# Problem to solve
Exactly and only the lines from the one containing "Output the Python" through the one containing "4.88, 5.25, 5.50, 5.66, 5.79, 5.83]" belong in your copy. Pictures do not.

# Records provided
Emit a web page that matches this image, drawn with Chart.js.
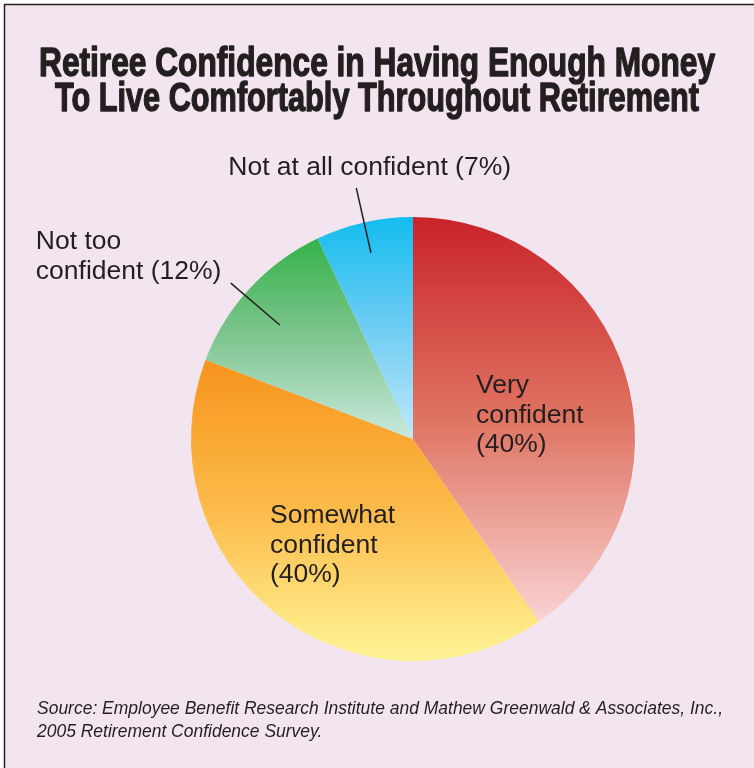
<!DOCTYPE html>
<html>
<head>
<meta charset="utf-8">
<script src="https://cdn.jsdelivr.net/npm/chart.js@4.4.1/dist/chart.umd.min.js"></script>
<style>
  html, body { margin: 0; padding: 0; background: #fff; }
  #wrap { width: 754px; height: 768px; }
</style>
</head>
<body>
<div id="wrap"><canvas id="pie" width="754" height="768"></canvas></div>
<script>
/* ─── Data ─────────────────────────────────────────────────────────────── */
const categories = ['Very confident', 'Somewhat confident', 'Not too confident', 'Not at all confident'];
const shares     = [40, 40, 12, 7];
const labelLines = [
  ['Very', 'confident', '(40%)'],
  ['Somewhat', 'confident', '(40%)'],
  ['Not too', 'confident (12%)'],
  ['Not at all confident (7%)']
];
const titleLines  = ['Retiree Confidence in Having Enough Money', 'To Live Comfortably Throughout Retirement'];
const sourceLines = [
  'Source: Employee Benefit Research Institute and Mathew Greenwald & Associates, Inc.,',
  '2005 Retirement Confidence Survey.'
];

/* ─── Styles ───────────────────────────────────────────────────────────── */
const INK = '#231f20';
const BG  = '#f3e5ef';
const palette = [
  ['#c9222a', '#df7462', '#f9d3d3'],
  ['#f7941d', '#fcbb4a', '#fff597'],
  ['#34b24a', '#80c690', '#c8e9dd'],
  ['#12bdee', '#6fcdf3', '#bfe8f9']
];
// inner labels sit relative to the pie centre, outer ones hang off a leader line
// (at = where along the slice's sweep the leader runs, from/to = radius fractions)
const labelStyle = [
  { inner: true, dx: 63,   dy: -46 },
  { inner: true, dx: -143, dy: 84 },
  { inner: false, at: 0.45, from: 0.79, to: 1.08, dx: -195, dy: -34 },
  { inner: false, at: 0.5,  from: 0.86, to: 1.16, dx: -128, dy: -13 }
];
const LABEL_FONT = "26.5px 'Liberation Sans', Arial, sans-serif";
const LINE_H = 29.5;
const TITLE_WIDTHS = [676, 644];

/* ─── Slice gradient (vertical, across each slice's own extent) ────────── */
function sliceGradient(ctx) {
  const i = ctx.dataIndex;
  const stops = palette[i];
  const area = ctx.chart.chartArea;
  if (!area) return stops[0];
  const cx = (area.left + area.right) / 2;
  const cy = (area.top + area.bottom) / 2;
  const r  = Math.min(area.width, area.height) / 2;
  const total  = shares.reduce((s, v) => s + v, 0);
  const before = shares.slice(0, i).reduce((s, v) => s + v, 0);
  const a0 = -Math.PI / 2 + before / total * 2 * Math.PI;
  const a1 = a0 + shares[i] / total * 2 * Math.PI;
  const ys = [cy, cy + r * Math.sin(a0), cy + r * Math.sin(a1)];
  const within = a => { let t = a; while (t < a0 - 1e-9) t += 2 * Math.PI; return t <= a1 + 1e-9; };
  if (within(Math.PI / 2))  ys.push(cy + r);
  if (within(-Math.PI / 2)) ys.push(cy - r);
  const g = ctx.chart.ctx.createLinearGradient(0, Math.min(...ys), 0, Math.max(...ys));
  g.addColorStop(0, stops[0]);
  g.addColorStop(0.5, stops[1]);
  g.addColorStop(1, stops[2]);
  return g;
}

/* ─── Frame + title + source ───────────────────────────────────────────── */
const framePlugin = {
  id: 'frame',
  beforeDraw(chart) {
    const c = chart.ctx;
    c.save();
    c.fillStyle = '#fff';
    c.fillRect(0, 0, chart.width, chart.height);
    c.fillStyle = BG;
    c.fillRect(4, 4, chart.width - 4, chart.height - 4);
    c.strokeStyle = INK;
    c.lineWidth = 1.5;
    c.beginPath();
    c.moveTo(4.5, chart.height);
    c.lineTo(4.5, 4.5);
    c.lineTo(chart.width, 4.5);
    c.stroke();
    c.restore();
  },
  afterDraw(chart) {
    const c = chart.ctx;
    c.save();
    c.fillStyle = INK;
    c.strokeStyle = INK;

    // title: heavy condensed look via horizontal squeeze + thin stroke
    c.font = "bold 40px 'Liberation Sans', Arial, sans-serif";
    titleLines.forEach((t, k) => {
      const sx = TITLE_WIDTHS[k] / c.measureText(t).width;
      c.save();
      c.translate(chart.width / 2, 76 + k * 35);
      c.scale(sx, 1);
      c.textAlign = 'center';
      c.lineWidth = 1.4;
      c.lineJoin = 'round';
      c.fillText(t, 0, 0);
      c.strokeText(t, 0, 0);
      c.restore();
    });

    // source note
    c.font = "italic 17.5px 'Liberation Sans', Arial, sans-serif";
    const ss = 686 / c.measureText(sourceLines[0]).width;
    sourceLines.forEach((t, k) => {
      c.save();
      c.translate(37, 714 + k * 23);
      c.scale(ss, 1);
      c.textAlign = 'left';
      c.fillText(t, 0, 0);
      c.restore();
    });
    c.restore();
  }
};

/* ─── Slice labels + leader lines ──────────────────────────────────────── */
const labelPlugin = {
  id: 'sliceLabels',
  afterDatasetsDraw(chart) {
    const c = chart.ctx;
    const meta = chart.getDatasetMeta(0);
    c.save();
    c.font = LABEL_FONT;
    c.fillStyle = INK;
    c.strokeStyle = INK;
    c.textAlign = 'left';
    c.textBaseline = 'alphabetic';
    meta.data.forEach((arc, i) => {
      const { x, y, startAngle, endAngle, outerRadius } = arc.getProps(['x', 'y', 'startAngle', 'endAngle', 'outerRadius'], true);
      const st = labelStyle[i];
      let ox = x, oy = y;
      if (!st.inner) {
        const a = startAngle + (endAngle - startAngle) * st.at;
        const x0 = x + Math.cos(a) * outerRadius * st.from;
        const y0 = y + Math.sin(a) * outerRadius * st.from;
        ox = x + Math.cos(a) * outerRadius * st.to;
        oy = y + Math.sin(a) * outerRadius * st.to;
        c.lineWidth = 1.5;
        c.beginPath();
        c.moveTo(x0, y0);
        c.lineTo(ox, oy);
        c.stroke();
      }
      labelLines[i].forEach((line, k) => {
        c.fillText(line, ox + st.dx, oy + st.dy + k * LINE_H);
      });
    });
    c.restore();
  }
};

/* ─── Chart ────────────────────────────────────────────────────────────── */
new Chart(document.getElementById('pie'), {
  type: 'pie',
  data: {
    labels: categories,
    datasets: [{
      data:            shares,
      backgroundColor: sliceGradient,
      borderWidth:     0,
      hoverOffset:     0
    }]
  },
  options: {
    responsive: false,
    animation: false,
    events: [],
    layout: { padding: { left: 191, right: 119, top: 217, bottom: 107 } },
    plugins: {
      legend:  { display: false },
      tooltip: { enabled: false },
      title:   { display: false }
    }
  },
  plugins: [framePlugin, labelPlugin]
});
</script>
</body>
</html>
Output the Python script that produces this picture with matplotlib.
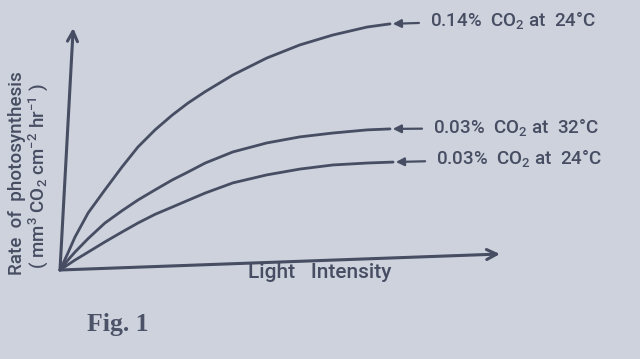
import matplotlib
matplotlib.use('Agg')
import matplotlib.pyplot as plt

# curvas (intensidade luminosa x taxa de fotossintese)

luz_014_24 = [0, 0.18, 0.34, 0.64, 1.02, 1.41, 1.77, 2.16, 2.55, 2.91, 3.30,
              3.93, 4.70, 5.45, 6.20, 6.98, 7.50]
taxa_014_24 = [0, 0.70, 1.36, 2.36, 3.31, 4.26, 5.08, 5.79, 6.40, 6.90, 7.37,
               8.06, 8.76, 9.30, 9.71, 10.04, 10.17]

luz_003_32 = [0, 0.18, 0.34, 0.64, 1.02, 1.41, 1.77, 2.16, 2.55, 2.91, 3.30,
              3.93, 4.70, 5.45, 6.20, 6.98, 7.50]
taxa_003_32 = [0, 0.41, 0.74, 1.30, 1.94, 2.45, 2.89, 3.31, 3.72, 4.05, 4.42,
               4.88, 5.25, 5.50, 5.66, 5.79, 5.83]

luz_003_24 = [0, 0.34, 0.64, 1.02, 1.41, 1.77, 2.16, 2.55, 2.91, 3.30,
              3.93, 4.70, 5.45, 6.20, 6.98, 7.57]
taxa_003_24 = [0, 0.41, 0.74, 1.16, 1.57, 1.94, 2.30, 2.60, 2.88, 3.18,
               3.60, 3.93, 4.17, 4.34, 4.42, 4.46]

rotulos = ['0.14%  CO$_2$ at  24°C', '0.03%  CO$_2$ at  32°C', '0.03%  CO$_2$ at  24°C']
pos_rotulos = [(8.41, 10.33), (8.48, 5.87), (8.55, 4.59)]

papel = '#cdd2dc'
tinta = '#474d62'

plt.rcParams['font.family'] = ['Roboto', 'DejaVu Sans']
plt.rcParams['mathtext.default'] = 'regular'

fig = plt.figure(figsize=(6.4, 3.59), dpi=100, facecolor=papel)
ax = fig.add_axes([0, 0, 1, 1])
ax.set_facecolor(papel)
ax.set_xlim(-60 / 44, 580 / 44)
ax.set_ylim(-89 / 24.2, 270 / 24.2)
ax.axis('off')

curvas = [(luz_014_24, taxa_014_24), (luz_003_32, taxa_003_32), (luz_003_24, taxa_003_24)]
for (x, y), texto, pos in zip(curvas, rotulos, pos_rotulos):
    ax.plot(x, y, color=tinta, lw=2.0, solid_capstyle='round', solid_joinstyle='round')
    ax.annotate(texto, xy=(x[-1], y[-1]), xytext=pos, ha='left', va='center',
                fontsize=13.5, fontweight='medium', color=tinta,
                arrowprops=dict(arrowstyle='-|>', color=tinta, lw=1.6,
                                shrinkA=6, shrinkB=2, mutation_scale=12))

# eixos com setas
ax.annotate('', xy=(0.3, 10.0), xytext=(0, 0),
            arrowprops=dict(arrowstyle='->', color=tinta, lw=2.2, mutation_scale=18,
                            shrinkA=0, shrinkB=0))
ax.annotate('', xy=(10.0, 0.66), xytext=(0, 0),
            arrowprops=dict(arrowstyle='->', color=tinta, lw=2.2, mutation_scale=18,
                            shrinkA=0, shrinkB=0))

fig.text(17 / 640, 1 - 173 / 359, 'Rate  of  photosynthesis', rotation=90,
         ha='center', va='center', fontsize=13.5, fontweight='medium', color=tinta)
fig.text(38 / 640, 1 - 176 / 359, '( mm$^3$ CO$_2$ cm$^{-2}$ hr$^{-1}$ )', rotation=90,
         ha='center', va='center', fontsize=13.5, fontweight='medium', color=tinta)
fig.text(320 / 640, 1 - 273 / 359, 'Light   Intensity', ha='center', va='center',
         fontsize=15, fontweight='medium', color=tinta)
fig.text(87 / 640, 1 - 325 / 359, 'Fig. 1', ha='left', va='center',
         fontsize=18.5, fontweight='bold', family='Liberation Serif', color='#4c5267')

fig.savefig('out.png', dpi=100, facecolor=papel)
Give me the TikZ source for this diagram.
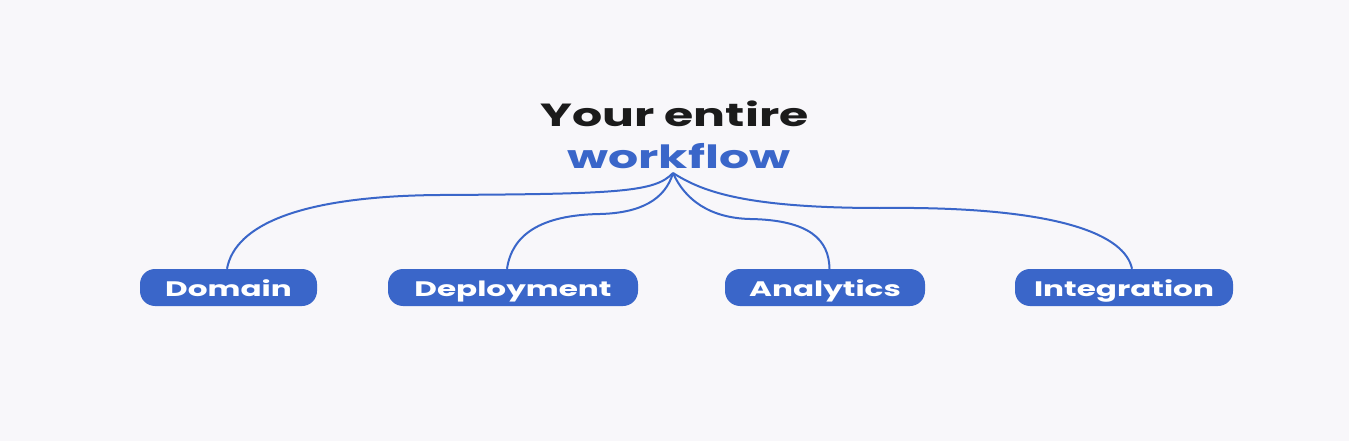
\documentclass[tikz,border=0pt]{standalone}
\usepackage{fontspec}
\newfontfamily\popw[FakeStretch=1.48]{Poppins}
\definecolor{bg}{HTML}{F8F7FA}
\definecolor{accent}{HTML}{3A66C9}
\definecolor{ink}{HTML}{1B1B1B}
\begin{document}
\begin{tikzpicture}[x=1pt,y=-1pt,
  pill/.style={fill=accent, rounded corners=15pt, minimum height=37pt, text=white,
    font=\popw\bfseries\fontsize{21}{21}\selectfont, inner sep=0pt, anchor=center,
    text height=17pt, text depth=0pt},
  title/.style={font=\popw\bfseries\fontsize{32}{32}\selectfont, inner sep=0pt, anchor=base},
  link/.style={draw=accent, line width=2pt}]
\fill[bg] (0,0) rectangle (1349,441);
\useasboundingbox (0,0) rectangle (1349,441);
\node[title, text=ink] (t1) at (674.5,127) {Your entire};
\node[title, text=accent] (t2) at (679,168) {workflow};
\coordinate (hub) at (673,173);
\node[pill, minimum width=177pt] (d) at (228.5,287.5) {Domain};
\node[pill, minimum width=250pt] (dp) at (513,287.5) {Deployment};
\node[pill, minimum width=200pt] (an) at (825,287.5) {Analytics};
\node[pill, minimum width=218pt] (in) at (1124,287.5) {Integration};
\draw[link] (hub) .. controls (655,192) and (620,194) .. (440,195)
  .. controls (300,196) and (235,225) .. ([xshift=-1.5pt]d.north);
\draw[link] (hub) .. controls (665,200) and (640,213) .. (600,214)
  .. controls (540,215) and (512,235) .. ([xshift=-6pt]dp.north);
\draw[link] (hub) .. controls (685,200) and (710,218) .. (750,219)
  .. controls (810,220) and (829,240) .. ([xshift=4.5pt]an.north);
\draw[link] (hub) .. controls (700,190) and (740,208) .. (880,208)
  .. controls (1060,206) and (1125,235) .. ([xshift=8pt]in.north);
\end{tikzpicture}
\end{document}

# Task answer
Output the Python script that produces this picture with matplotlib.
import matplotlib
matplotlib.use('Agg')
import matplotlib.pyplot as plt

# curvas (intensidade luminosa x taxa de fotossintese)

luz_014_24 = [0, 0.18, 0.34, 0.64, 1.02, 1.41, 1.77, 2.16, 2.55, 2.91, 3.30,
              3.93, 4.70, 5.45, 6.20, 6.98, 7.50]
taxa_014_24 = [0, 0.70, 1.36, 2.36, 3.31, 4.26, 5.08, 5.79, 6.40, 6.90, 7.37,
               8.06, 8.76, 9.30, 9.71, 10.04, 10.17]

luz_003_32 = [0, 0.18, 0.34, 0.64, 1.02, 1.41, 1.77, 2.16, 2.55, 2.91, 3.30,
              3.93, 4.70, 5.45, 6.20, 6.98, 7.50]
taxa_003_32 = [0, 0.41, 0.74, 1.30, 1.94, 2.45, 2.89, 3.31, 3.72, 4.05, 4.42,
               4.88, 5.25, 5.50, 5.66, 5.79, 5.83]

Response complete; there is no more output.